City Pulse

Bengaluru City Police’s Community Policing Initiative Reunites a Lost Child with her Family

October 16, 2019 By Team ICMyC

A lost child. What could have become a nightmare and added one more child to the increasing statistics on missing children, turned into a happy story. All thanks to the Community Policing initiative by Bengaluru City Police in partnership with Janaagraha and vigilant Area Suraksha Mitra (ASM) Ms. Radha Chandrashekar.

On October 7, Radha received a call from her friend Sridhar that a child of Nepali origin was sitting on the steps of a restaurant in Ramamurthy Nagar and crying. She was unable to understand the local language and was reluctant to speak. Radha rushed to the spot and communicated with the child in Hindi. The child informed Radha, that she has lost her way and her house is near a ‘Pakoda’ (fritter) shop.

“I took the child in my vehicle and showed her different roads in the locality, hoping she would recognize the area where her house was located. However, this was not of much use. I also put the child’s photo in various community Whatsapp groups hoping people in the neighbourhood would know her family. But there was not much luck,” Radha tells Team Janaagraha.

Radha then called Janaagraha’s Community Policing Manager Deepak Naik, who advised her to file a report with the Ramamurthy Nagar Police Station.
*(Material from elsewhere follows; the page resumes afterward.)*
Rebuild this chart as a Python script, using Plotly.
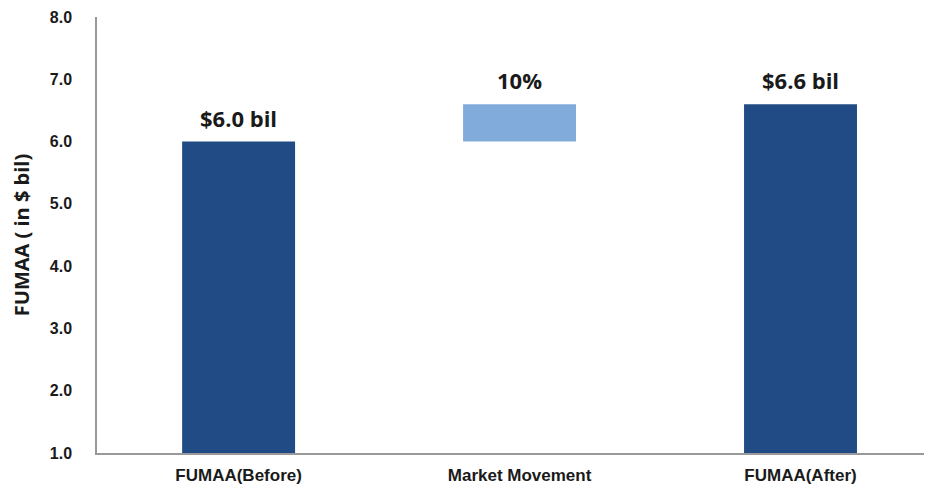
import plotly.graph_objects as go

categories = ["FUMAA(Before)", "Market Movement", "FUMAA(After)"]
before_value = 6.0
market_change = 0.6
after_value = 6.6
value_labels = ["$6.0 bil", "10%", "$6.6 bil"]
y_ticks = [1.0, 2.0, 3.0, 4.0, 5.0, 6.0, 7.0, 8.0]

tops = [before_value, before_value + market_change, after_value]
bases = [0, before_value, 0]
heights = [before_value, market_change, after_value]
colors = ["#214B85", "#80ABDB", "#214B85"]

fig = go.Figure()
fig.add_trace(go.Bar(
    x=categories, y=heights, base=bases,
    marker=dict(color=colors, line=dict(width=0)),
    width=0.402, hoverinfo="skip", showlegend=False,
))

for c, t, lab in zip(categories, tops, value_labels):
    fig.add_annotation(x=c, y=t, text="<b>" + lab + "</b>", showarrow=False,
                       yanchor="bottom", yshift=7,
                       font=dict(family="Open Sans, Lato, sans-serif", size=22, color="#1a1a1a"))

# page body adds an 8px offset, so the figure is sized to fit the 932x488 window
fig.update_layout(
    width=924, height=480,
    margin=dict(l=89, r=0, t=9, b=35),
    plot_bgcolor="white", paper_bgcolor="white",
    xaxis=dict(
        range=[-0.504, 2.468], showgrid=False, zeroline=False, automargin=False,
        showline=True, linecolor="#999999", linewidth=1.5,
        ticks="", tickfont=dict(family="Liberation Sans, Arial", size=17, color="#1a1a1a"),
        tickvals=categories, ticktext=["<b>" + c + "</b>" for c in categories],
        ticklabelstandoff=6,
    ),
    yaxis=dict(
        range=[1.0, 8.0], showgrid=False, zeroline=False, automargin=False,
        showline=True, linecolor="#999999", linewidth=1.5,
        tickvals=y_ticks, ticktext=["<b>%.1f</b>" % v for v in y_ticks],
        ticks="", tickfont=dict(family="Liberation Sans, Arial", size=16, color="#1a1a1a"),
        ticklabelstandoff=20,
        title=dict(text="<b>FUMAA ( in $ bil)</b>", standoff=20,
                   font=dict(family="Open Sans, Lato, sans-serif", size=20, color="#1a1a1a")),
    ),
)

fig.write_html("out.html")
Radha lodged a complaint of missing child and requested the police to let her have custody of the child till her parents were found.

Meanwhile, one of Radha’s friends suggested talking to watchmen of Nepali origin as most of the apartment managements had hired watchmen hailing from Nepal. One of the watchmen also put the child’s photo and details on their community group.
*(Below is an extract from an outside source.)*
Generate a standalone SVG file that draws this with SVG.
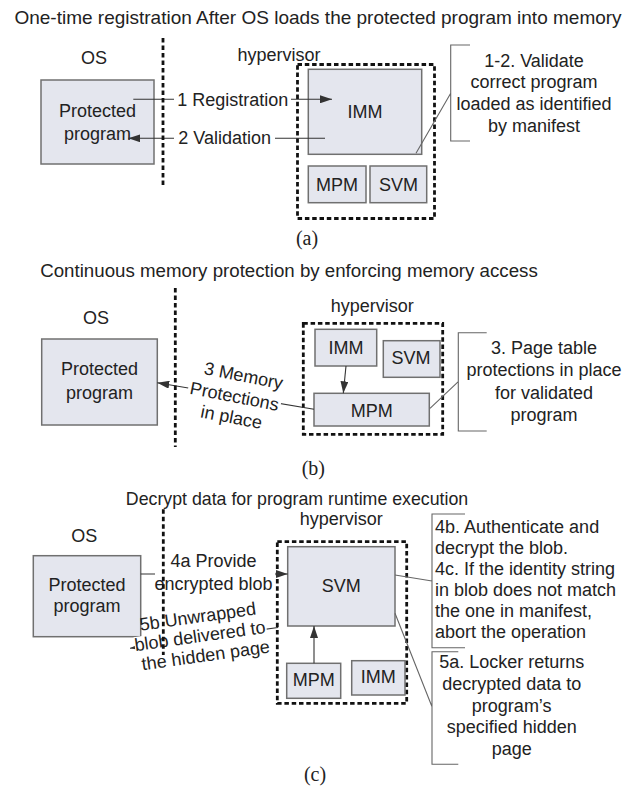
<svg xmlns="http://www.w3.org/2000/svg" width="639" height="796" viewBox="0 0 639 796">
<style>
text{font-family:"Liberation Sans",Arial,sans-serif;font-size:18px;fill:#222}
.title{font-size:18.7px}
.cap{font-family:"Liberation Serif","Times New Roman",serif;font-size:20px;text-anchor:middle}
.m{text-anchor:middle}
.box{fill:#e4e6ee;stroke:#707070;stroke-width:1.5}
.hv{fill:none;stroke:#111;stroke-width:2.8;stroke-dasharray:4.5 2.8}
.sep{fill:none;stroke:#111;stroke-width:2.8;stroke-dasharray:4.5 3}
.con{fill:none;stroke:#333;stroke-width:1.1}
.arr{marker-end:url(#ah)}
.call{fill:none;stroke:#666;stroke-width:1.1}
.bg{fill:#fff}
</style>
<defs>
<marker id="ah" markerUnits="userSpaceOnUse" markerWidth="12" markerHeight="8" refX="12" refY="4" orient="auto">
<path d="M0,0 L12,4 L0,8 z" fill="#333"/>
</marker>
</defs>
<rect width="639" height="796" fill="#fff"/>

<!-- ===== (a) ===== -->
<text class="title m" style="font-size:19px" x="318" y="24">One-time registration After OS loads the protected program into memory</text>
<text class="m" x="94" y="64">OS</text>
<text class="m" x="279" y="61">hypervisor</text>
<g id="a-hypervisor"><rect class="hv" x="297.5" y="64.5" width="137" height="154"/></g>
<g id="a-protected"><rect class="box" x="41" y="80" width="113" height="84"/>
<text class="m" x="97.5" y="117">Protected</text><text class="m" x="97.5" y="140">program</text></g>
<g id="a-imm"><rect class="box" x="308.3" y="69.3" width="113.4" height="85"/><text class="m" x="365" y="118">IMM</text></g>
<g id="a-mpm"><rect class="box" x="308.3" y="166" width="57.7" height="36.7"/><text class="m" x="337" y="191">MPM</text></g>
<g id="a-svm"><rect class="box" x="370" y="166" width="56.7" height="36.7"/><text class="m" x="398.5" y="191">SVM</text></g>
<g id="a-note"><path class="call" d="M470,45 H450.7 V141 H470 M450.7,93.3 L416,153.3"/>
<text class="m" x="534" y="66.7">1-2. Validate</text>
<text class="m" x="534" y="88.3">correct program</text>
<text class="m" x="534" y="110">loaded as identified</text>
<text class="m" x="534" y="131.5">by manifest</text></g>
<g id="a-connectors">
<line class="con arr" x1="133.3" y1="99.3" x2="332" y2="99.3"/>
<rect class="bg" x="174" y="90" width="117" height="18"/>
<text class="m" x="232.7" y="105.5">1 Registration</text>
<line class="con arr" x1="325" y1="138.3" x2="128.3" y2="138.3"/>
<rect class="bg" x="174" y="129" width="101" height="18"/>
<text class="m" x="224.7" y="144">2 Validation</text>
</g>
<line class="sep" x1="163" y1="38" x2="163" y2="186"/>
<text class="cap" x="307" y="244.5">(a)</text>

<!-- ===== (b) ===== -->
<text class="title m" x="289" y="277">Continuous memory protection by enforcing memory access</text>
<text class="m" x="96" y="323.5">OS</text>
<text class="m" x="372.3" y="311.7">hypervisor</text>
<g id="b-hypervisor"><rect class="hv" x="303.3" y="323.3" width="139.4" height="111"/></g>
<g id="b-protected"><rect class="box" x="41.7" y="339" width="115.6" height="86"/>
<text class="m" x="99.5" y="375">Protected</text><text class="m" x="99.5" y="398.5">program</text></g>
<g id="b-imm"><rect class="box" x="315" y="329.3" width="61.7" height="36.7"/><text class="m" x="346" y="353.5">IMM</text></g>
<g id="b-svm"><rect class="box" x="383.3" y="340.7" width="56.7" height="36.6"/><text class="m" x="411" y="364">SVM</text></g>
<g id="b-mpm"><rect class="box" x="314" y="393.3" width="115.3" height="32.7"/><text class="m" x="371.7" y="416.7">MPM</text></g>
<g id="b-note"><path class="call" d="M486.7,332.7 H458.3 V431 H486.7 M458.3,381.7 L430,408.3"/>
<text class="m" x="544" y="353.5">3. Page table</text>
<text class="m" x="544" y="376">protections in place</text>
<text class="m" x="544" y="398.5">for validated</text>
<text class="m" x="544" y="420.5">program</text></g>
<g id="b-connectors">
<line class="con arr" x1="346" y1="366" x2="343.3" y2="393.3"/>
<line class="con arr" x1="314" y1="409.3" x2="157.3" y2="382.7"/>
<g transform="translate(233.3,402.3) rotate(11)">
<rect class="bg" x="-47" y="-14" width="94" height="19"/>
<text class="m" x="5" y="-22">3 Memory</text>
<text class="m" x="0" y="0">Protections</text>
<text class="m" x="1" y="21">in place</text>
</g>
</g>
<line class="sep" x1="175.3" y1="288" x2="175.3" y2="447"/>
<text class="cap" x="313.3" y="475">(b)</text>

<!-- ===== (c) ===== -->
<text class="m" style="font-size:17.75px" x="297" y="505">Decrypt data for program runtime execution</text>
<text class="m" x="341.3" y="525">hypervisor</text>
<text class="m" x="84.3" y="541.5">OS</text>
<g id="c-hypervisor"><rect class="hv" x="277.3" y="541.7" width="129.4" height="161.6"/></g>
<g id="c-protected"><rect class="box" x="33.3" y="555.7" width="107.4" height="81"/>
<text class="m" x="87" y="590.7">Protected</text><text class="m" x="87" y="611.7">program</text></g>
<g id="c-svm"><rect class="box" x="287.7" y="546.7" width="107.3" height="79.3"/><text class="m" x="341.3" y="591.7">SVM</text></g>
<g id="c-mpm"><rect class="box" x="286.7" y="663.3" width="54" height="35"/><text class="m" x="313.7" y="686">MPM</text></g>
<g id="c-imm"><rect class="box" x="351.7" y="660.7" width="53.3" height="34.3"/><text class="m" x="378.3" y="682.7">IMM</text></g>
<g id="c-note1"><path class="call" d="M465,514 H432 V647.7 H465 M395,575 L432,581"/>
<text x="435" y="533.3">4b. Authenticate and</text>
<text x="435" y="554.3">decrypt the blob.</text>
<text x="435" y="575.3">4c. If the identity string</text>
<text x="435" y="596.3">in blob does not match</text>
<text x="435" y="617.3">the one in manifest,</text>
<text x="435" y="638.3">abort the operation</text></g>
<g id="c-note2"><path class="call" d="M458.3,651.7 H432 V764.3 H458.3 M395,613.3 L432,706.7"/>
<text class="m" x="511.7" y="668.3">5a. Locker returns</text>
<text class="m" x="511.7" y="690">decrypted data to</text>
<text class="m" x="511.7" y="711.7">program’s</text>
<text class="m" x="511.7" y="733.3">specified hidden</text>
<text class="m" x="511.7" y="755">page</text></g>
<g id="c-connectors">
<line class="con arr" x1="314" y1="663.3" x2="314" y2="626"/>
<line class="con arr" x1="140.7" y1="574" x2="287.7" y2="574"/>
<rect class="bg" x="155" y="569" width="120" height="10"/>
<text class="m" x="213.5" y="566.7">4a Provide</text>
<text class="m" x="213.5" y="590">encrypted blob</text>
<line class="con arr" x1="278" y1="627.5" x2="130" y2="648.3"/>
<g transform="translate(200.8,642) rotate(-8)">
<rect class="bg" x="-66" y="-14" width="133" height="18"/>
<text class="m" x="0.5" y="-19.5">5b Unwrapped</text>
<text class="m" x="0" y="0">blob delivered to</text>
<text class="m" x="3" y="20">the hidden page</text>
</g>
</g>
<line class="sep" x1="163.3" y1="509.3" x2="163.3" y2="655"/>
<text class="cap" x="315" y="781">(c)</text>
</svg>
After sometime, a person who saw the missing child post on the Nepal community’s Whatsapp group contacted Radha and claimed to be the child’s father. However, Radha said that she will hand over the girl only in the police station and asked the person to get the child’s identity proof.

The person named Susheel accompanied by his wife and a 6 month-old baby came to Ramamurthy Nagar police station with the required identity proof. The child also recognized the couple as her parents.

It was then revealed that the child was playing in the apartment complex and had followed her mother, who was going to work. When the mother sent her back, she took a wrong route and wandered further away from her house.

The police warned the child’s parents to be careful and keep an eye on children. Radha shudders at the thought of the child reaching the wrong hands and says she is relieved that the story has a happy ending.

Radha Chandrashekar volunteered to become an Area Suraksha Mitra in 2015. “Social service was always in my blood,” says the single-mother who is the founder of DPR Vybhava Cultural Academy, an institution that teaches children dance and karate.

This is not the first missing child case Radha has handled. In 2017, she had helped a family reunite with their two-year-old who went missing in a crowded temple.

Not just that, she also put an end to the begging racket in Ramamurthy Nagar, where parents used to send children to people’s houses and make them beg for money under the pretext of books and stationery.

For her social service, Radha was awarded ‘Mrs Inspiration’ in Mrs India Karnataka I Am Powerful 2018 beauty pageant. She has also been feted for being an active ASM by the Ramamurthy Nagar police.

Community policing (CP) is an initiative of Bengaluru city police in partnership with Janaagraha. The objective of the programme is to address neighbourhood safety and security concerns through responsible participation of the citizenry in crime prevention, at the level of the local community.